Poor record keeping can present problems with alteration agreements


Thursday, June 8th, 2017

Poor record keeping can cause issues

Tony Gioventu
The Province

Dear Tony: We purchased a great two-bedroom condo in False Creek in 2016. At the time of the purchase, we requested all the documents for the past five years, engineering reports and a Form B Info Certificate. 

After we completed our review, our lawyer reviewed the document, along with the property disclosure statement of the seller, and nothing popped up as a potential risk or cost. A year later, and we are still very happy with our purchase.

We have noticed a dispute in our strata that is raising concerns for several owners who have altered balconies. The strata council is insisting the owners have to maintain and repair their balcony areas and enclosures, and if they do not, the strata will have the work done and bill them for the cost. There seems to be a fair amount of pressure on these owners to pay for something they inherited and for an argument that may be rather thin. 

Jacob M.

Dear Jacob: Alteration agreements are a very complicated procedure to properly enforce.

The Strata Property Act Standard Bylaws and the Form B Information Certificate both refer to alteration agreements as either a condition of approval for altering common property or to disclosure an alteration agreement that may have been established for a specific unit.
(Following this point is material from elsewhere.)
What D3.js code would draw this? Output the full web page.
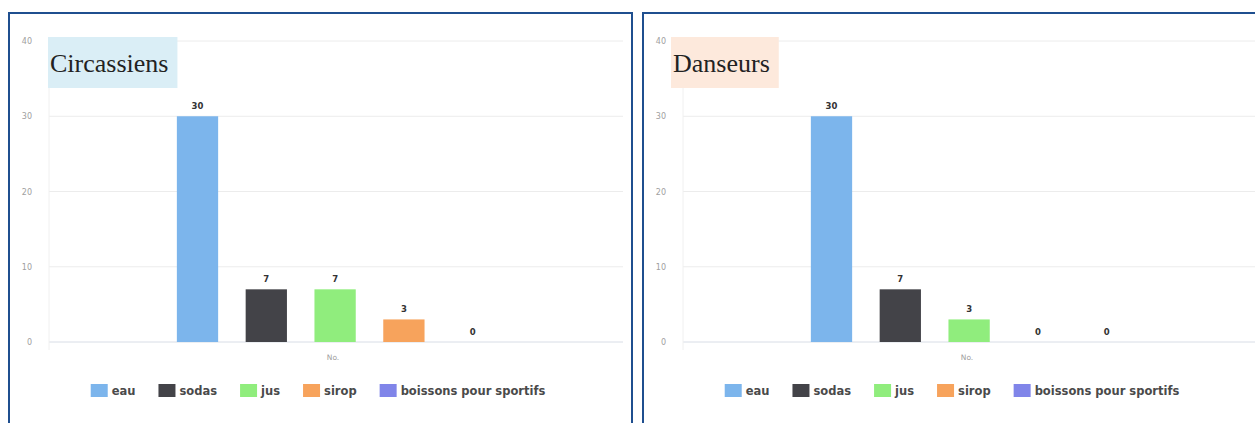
<!DOCTYPE html>
<html><head><meta charset="utf-8">
<script src="https://cdn.jsdelivr.net/npm/d3@7"></script>
<style>html,body{margin:0;padding:0;background:#fff;}svg{display:block;}</style>
</head><body>
<svg id="chart" width="1255" height="423"></svg>
<script>
const categories = ["eau", "sodas", "jus", "sirop", "boissons pour sportifs"];
const colors = ["#7cb5ec", "#434348", "#90ed7d", "#f7a35c", "#8085e9"];
const circassiens = [30, 7, 7, 3, 0];
const danseurs = [30, 7, 3, 0, 0];
const yTicks = [0, 10, 20, 30, 40];
const panelTitles = ["Circassiens", "Danseurs"];
const titleColors = ["#daeef6", "#fde9dc"];
const xAxisLabel = "No.";

const panels = [
  {title: panelTitles[0], bg: titleColors[0], values: circassiens, ox: 0, boxX: 48},
  {title: panelTitles[1], bg: titleColors[1], values: danseurs, ox: 634, boxX: 671}
];

const svg = d3.select("#chart");

panels.forEach(p => {
  const g = svg.append("g").attr("transform", `translate(${p.ox},0)`);
  // frame
  g.append("path")
    .attr("d", "M9,440 V13 H632 V440")
    .attr("fill", "none").attr("stroke", "#1f4f8f").attr("stroke-width", 2);

  const plotL = 49, plotR = 623;
  const y = d3.scaleLinear().domain([0, 40]).range([342, 41]);
  const x = d3.scaleBand().domain(categories).range([163.1, 507.1])
    .paddingInner(0.4).paddingOuter(0.2);

  // grid
  g.selectAll(".grid").data(yTicks).enter().append("line")
    .attr("x1", plotL).attr("x2", plotR)
    .attr("y1", d => y(d)).attr("y2", d => y(d))
    .attr("stroke", d => d === 0 ? "#d8dde6" : "#ececec").attr("stroke-width", 1);
  g.append("line").attr("x1", plotL).attr("x2", plotL).attr("y1", y(40)).attr("y2", 350)
    .attr("stroke", "#f0f0f0");

  // y tick labels
  const yAxis = d3.axisLeft(y).tickValues(yTicks).tickSize(0).tickPadding(0);
  const ya = g.append("g").attr("transform", "translate(32,0)").call(yAxis);
  ya.select(".domain").remove();
  ya.selectAll("text").attr("fill", "#a0a0a0").attr("font-size", 8)
    .attr("font-family", "DejaVu Sans, sans-serif");

  // bars
  g.selectAll(".bar").data(categories).enter().append("rect")
    .attr("x", d => x(d)).attr("width", x.bandwidth())
    .attr("y", (d, i) => y(p.values[i]))
    .attr("height", (d, i) => y(0) - y(p.values[i]))
    .attr("fill", (d, i) => colors[i]);

  // value labels
  g.selectAll(".val").data(categories).enter().append("text")
    .attr("x", d => x(d) + x.bandwidth() / 2)
    .attr("y", (d, i) => y(p.values[i]) - 7)
    .attr("text-anchor", "middle")
    .attr("font-family", "DejaVu Sans, sans-serif").attr("font-weight", "bold")
    .attr("font-size", 8.5).attr("fill", "#333")
    .text((d, i) => p.values[i]);

  // x axis label
  g.append("text").attr("x", (plotL + plotR) / 2 - 3).attr("y", 360)
    .attr("text-anchor", "middle").attr("font-family", "DejaVu Sans, sans-serif")
    .attr("font-size", 7.5).attr("fill", "#a0a0a0").text(xAxisLabel);

  // legend
  const lg = g.append("g");
  let cx = 0;
  const items = [];
  categories.forEach((c, i) => {
    const it = lg.append("g");
    it.append("rect").attr("x", 0).attr("y", 384).attr("width", 17).attr("height", 13)
      .attr("fill", colors[i]);
    const t = it.append("text").attr("x", 21).attr("y", 395)
      .attr("font-family", "DejaVu Sans, sans-serif").attr("font-weight", "bold")
      .attr("font-size", 11.5).attr("fill", "#4a4a4a").text(c);
    const w = 21 + t.node().getComputedTextLength();
    it.attr("transform", `translate(${cx},0)`);
    cx += w + 23;
  });
  const total = cx - 23;
  lg.attr("transform", `translate(${320 - total / 2 - 2},0)`);

  // title box
  const tg = svg.append("g");
  const tt = tg.append("text").attr("x", p.boxX + 2).attr("y", 72)
    .attr("font-family", "Liberation Serif, Times New Roman, serif")
    .attr("font-size", 26).attr("fill", "#222").text(p.title);
  const tw = tt.node().getComputedTextLength();
  tg.insert("rect", "text").attr("x", p.boxX).attr("y", 37)
    .attr("width", tw + 11).attr("height", 51).attr("fill", p.bg);
});
</script>
</body></html>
The challenges many strata corporations face are often associated with incomplete record keeping, inconsistent enforce and application of the bylaws, and alteration agreements that are not binding on the parties. In my experience, most alteration agreements and the procedures of the associated strata corporations do not meet a reasonable test that would make them enforceable. 

Here is a common example:

Jenny owns strata lot 25 and in 2001 requested permission to have a balcony enclosure installed. The council granted permission on the condition she would be responsible for the maintenance and repair of the alteration.  

Jenny sold her unit to Mark in 2005. At the time, he requested a Form B Info Certificate and there was nothing disclosed about the alteration. In 2015, Mark sold his unit to Hardip and once again, the strata disclosed nothing about an alteration agreement or any knowledge of the alterations.

This is a common sequence of errors in strata corporations. Records are often lost or destroyed as they transition through newly elected councils or changes with property managers. No one has a copy of the original agreement, it was never disclosed to subsequent purchasers, and if you look closely at the number of balcony enclosures on the building, there are several completed where the requirement of an agreement was never a condition. 

An additional ongoing problem about these agreements is that strata corporations attempt to download the duty of maintenance and repair of common property to owners, which is not permitted by the act. The strata is only permitted to make an owner responsible for the cost associated with the maintenance and repair of the alteration, which will require a specific detail of those future costs. 

The lack of fair application of the bylaw also questions whether the agreements are enforceable, and whether they would even apply to existing owners who have entered into current agreements.   If your strata is in the habit of applying or enforcing alteration agreements, I would strongly recommend you obtain a legal opinion on your bylaws and how the agreements have been enforced or applied.

These types of bylaws and agreements are perfect scenarios for Civil Resolution Tribunal claims as they incorporate the act, the bylaws of the strata and the procedures applied by strata corporations.